In this movie John Ford did to westerns what Alfred Hitchcock did to horror. The audience is not simply spoon-fed a typical movie with a simple plot. At the end of the show, there are many points to contemplate. Too bad it was not produced in color.



(5 stars) - Great even for the girls
I do not normally like westerns but Jimmy Stewart is becoming one of my favorite actors, including in the westerns. This movie has much suspense and is not boring. It keeps you engaged in it and has some very lovely romance too. What surprised me, however, was that the movie began with the end and went back to the beginning to tell the whole story. That you need to know, but it is a very good movie.



(5 stars) - The best western, period, in my book
For me, this film is the greatest western of all. Now, that's a matter of individual taste, and yours may be different.

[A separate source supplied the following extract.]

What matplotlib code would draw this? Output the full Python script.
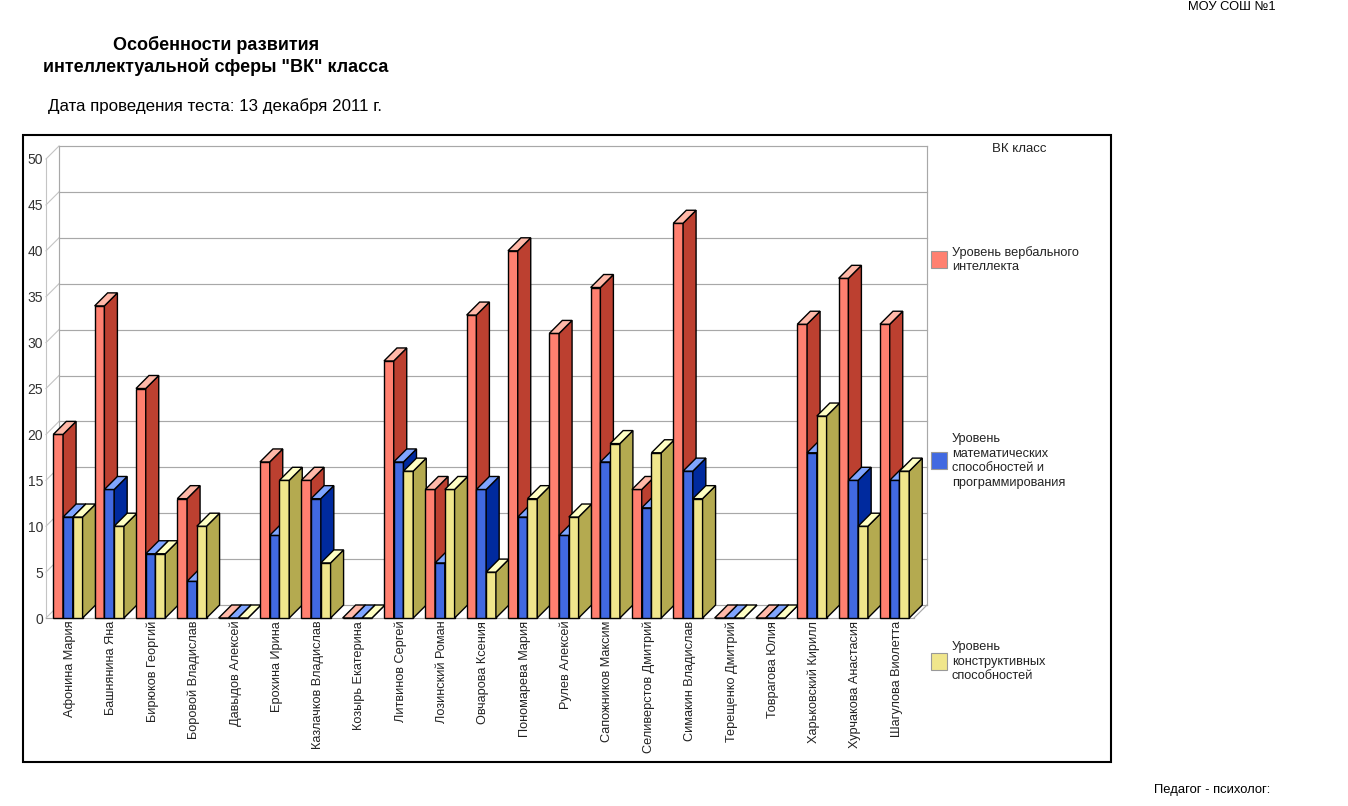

But the themes of justice, deception, good and evil, grief and loss, mourning the past and looking to a new future are all so well balanced that nothing else has been able to knock this off the top spot in the genre for me.

Jimmy Stewart is Ransom Stoddard, a young idealist lawyer arriving in the lawless town of Shinbone in the old west, where if you want justice you had better claim it for yourself through skill with a gun. He immediately runs afoul of Liberty Valance (spectacularly played by Lee Marvin), the worst of the local outlaws, and indirectly befriends Tom Doniphon (John Wayne), who by chance also aspires, like Ransom, to get the girl in the picture, Hallie (Vera Miles).

Eventually Liberty Valance calls Rance out for a gunfight in the street, which is the pivotal event in the movie. After all, it's called "The Man Who Shot Liberty Valance" for a reason! But believe me, the gunfight isn't the end of the film.

There is a strong theme of the "common man" vs. the rich and powerful. The story is set in the context of deciding whether the local territory (which remains unnamed, but could be something like an Arizona, Nevada or New Mexico) should remain a territory or become a state in the union. The local ranchers are against statehood, because they want to continue using public lands for free to graze and water their cattle. They hire outlaws like Liberty Valance to intimidate the local populace and threaten that terrible things will happen to them if they vote in favor of statehood.

John Ford hits all the right notes. Good triumphs over evil, but at a tremendous personal cost. The territory marches inevitably to statehood, bringing new progress to Shinbone but killing its former, freer way of life. Jimmy Stewart's character does tremendous good, but must live a lie to do so. Terrific!